Daytime Running Lights vs. Full Headlights
Most cars built in recent decades come with daytime running lights (DRLs) that turn on automatically when the engine starts. These are not the same as your full headlights. DRLs are forward-facing only, which means your taillights stay off. Drivers approaching from behind may not see you as easily, particularly in rain, fog, or glare. Your instrument panel lights may also stay off, which can make you think your full lighting system is active when it isn’t.
When a road sign or law requires “headlights on,” it typically means your full low-beam headlights, not just DRLs. Switching to low beams activates your taillights, your side marker lights, and your dashboard illumination. This gives you full 360-degree visibility to other drivers. If your car has an automatic headlight setting, using it in these zones is the simplest approach, but it’s worth verifying that the auto mode actually engages low beams during daylight rather than just relying on DRLs.
The International Picture
The idea of keeping lights on during the day isn’t uniquely American. The European Union made daytime running lights mandatory on all new cars and small delivery vans starting in 2011, with trucks and buses following in 2012. Scandinavian countries were early adopters, requiring daytime lights decades before the EU-wide rule, largely because of their long twilight hours and frequent overcast skies. Canada has required DRLs on new vehicles since 1990.

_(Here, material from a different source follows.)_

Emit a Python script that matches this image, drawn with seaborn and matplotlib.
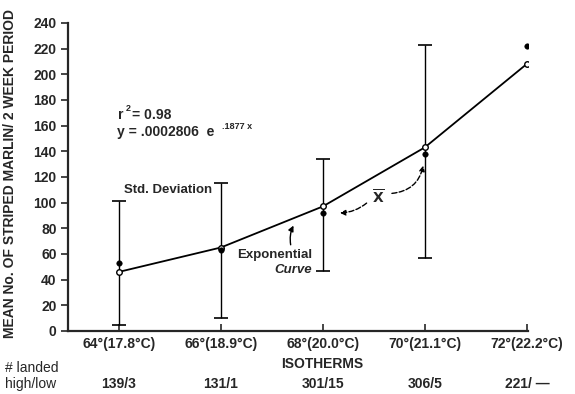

The philosophy varies by country. Some mandate that vehicles come equipped with automatic DRLs. Others, like certain U.S. states, take a road-by-road approach, posting requirements only where crash data supports them. Both strategies aim at the same goal: making vehicles easier to see during daylight hours when drivers don’t expect visibility to be a problem.
The Fuel Cost Trade-Off
Running headlights during the day does consume a small amount of extra fuel. NHTSA has characterized the penalty as a “fraction of a mile per gallon.” A European study estimated the efficiency loss at between 0.5 and 1.5 percent, depending on the type of light. For an individual driver, that might translate to somewhere between $3 and $40 per year in added fuel costs, with the wide range reflecting the difference between efficient LED daytime running lights (around 16 watts) and older, brighter low-beam setups that can draw 160 watts.
Scaled nationally, those small individual costs add up. If all American vehicles used daytime lights drawing roughly 90 watts, the collective fuel penalty across the roughly 4.9 billion miles driven during daylight hours each day would be about 2 million extra gallons. That’s a real number, but weighed against the 5 to 23 percent crash reductions documented by NHTSA, most transportation agencies consider it a reasonable trade-off. And as more vehicles shift to low-power LED lighting, the fuel penalty continues to shrink.